If you’re an employer and your company sponsors a 401(k) plan there are a few things that you need to ask yourself:
What type of 401(k) plan does your company offer?
If required, does your company perform annual nondiscrimination testing?
Has your company identified who their highly compensated and key employees are?
Does your company’s plan favor your highly compensated and key employees?
Let us breakdown some of these items in detail.
It is important that the employer knows what type of 401(k) plan they sponsor as some are required to perform nondiscrimination testing while others are exempt. There are many different 401(k) plans types that an employer can offer including: Traditional, ADP safe harbor, ADP+ACP Safe harbor, SIMPLE plans, etc. Some of these plan types, like SIMPLE plans, are designed with such strict guidelines that they do not need to perform any of the nondiscrimination tests while other plan types, such as traditional, are required to perform all nondiscrimination tests.

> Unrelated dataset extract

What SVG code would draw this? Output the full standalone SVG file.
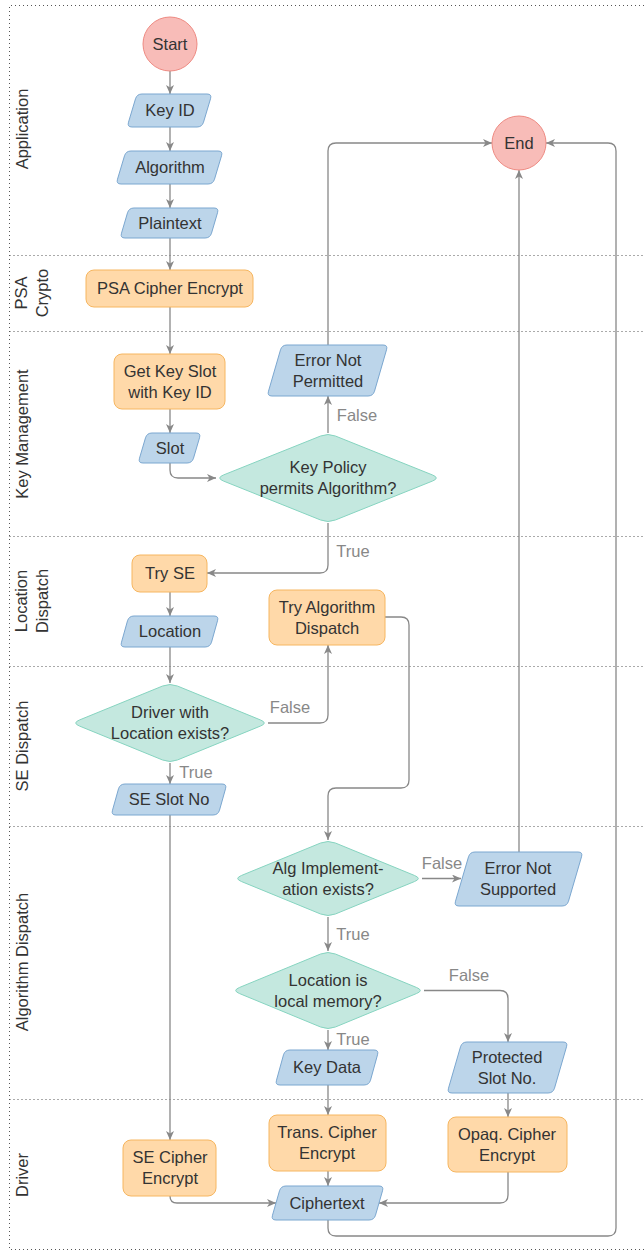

Nondiscrimination testing typically consists of 4 tests:
Minimum Coverage Test: A plan’s 401(k) feature satisfies the minimum coverage rules if the 401(k) feature’s ratio percentage for the plan year is at least 70%. That is, if the percentage of participating NHCEs over the percentage of participating HCEs is 70% then the 401(k) plan will pass the minimum coverage test.
Actual Deferral Percentage (ADP) Test: The purpose of the ADP test is to limit HCEs to a level of elective deferrals that is not excessively above the deferral level of non-HCEs.
Actual Contribution Percentage (ACP) Test: The purpose of the ACP test is to limit HCEs to a level of matching (and, if applicable, after-tax) contributions that is not excessively above the contribution level of non-HCEs
Top Heavy Test: The purpose of the Top-Heavy test is to check if the aggregate account balances of key employees in the plan exceed 60% of the aggregate account balances of all employees in the plan.
Nondiscrimination testing for retirement plans is required by the IRS for all non-safe harbor plan types. This is required to ensure that plans do not discriminate in favor of highly compensated employees or key employees such as owners. Essentially, the IRS is making sure that all employees have an opportunity to save for the future by utilizing their company’s 401(k) plan. To make sure everything is fair, nondiscrimination tests analyze how much income their employees defer, how much the company contributes to employee accounts (matching or other employer contributions such as profit sharing) and what percentage of total account balances belong to key and highly compensated employees.
Before performing the minimum coverage, ADP and ACP tests, employers must identify their highly compensated employees in order to compare their average deferrals and contributions to those of the non-highly compensated employees. For the 2019 plan year, any employee who owned more than 5% of interest in the business and/or earns more than $120,000 in 2018 is an HCE. If the number of HCEs becomes too large and is causing tests to fail, an employer can elect the top paid group election which ranks the employees by compensation (after some permissible exclusion criteria) and identifies the HCEs as the top 20%. Before performing the top-heavy test, employers must identify who their key employees are. For the 2019 plan year key employees are officers who make over $180,000 in the prior plan year, a more-than-5% owner or a more-than-1% owner with an annual compensation in the prior plan year exceeding $150,000. Once an employer has identified their key, highly and non-highly compensated employees, they can perform the nondiscrimination tests mentioned above.
If you pass all the tests and your plan does not discriminate in favor of highly compensated employees, congratulations your 401(k) plan is compliant. If you fail any of the above-mentioned tests there are corrective actions that must be taken to avoid major penalties. To correct ADP and ACP failures employers have a couple options. They can either refund HCE contributions as taxable income to bring their average rates down, make qualified nonelective employer contributions for NHCEs to bring their contribution rates up or a combination of both to meet in the middle. To correct a failed Top-Heavy test, the employer will need to make contributions to the non-key employees.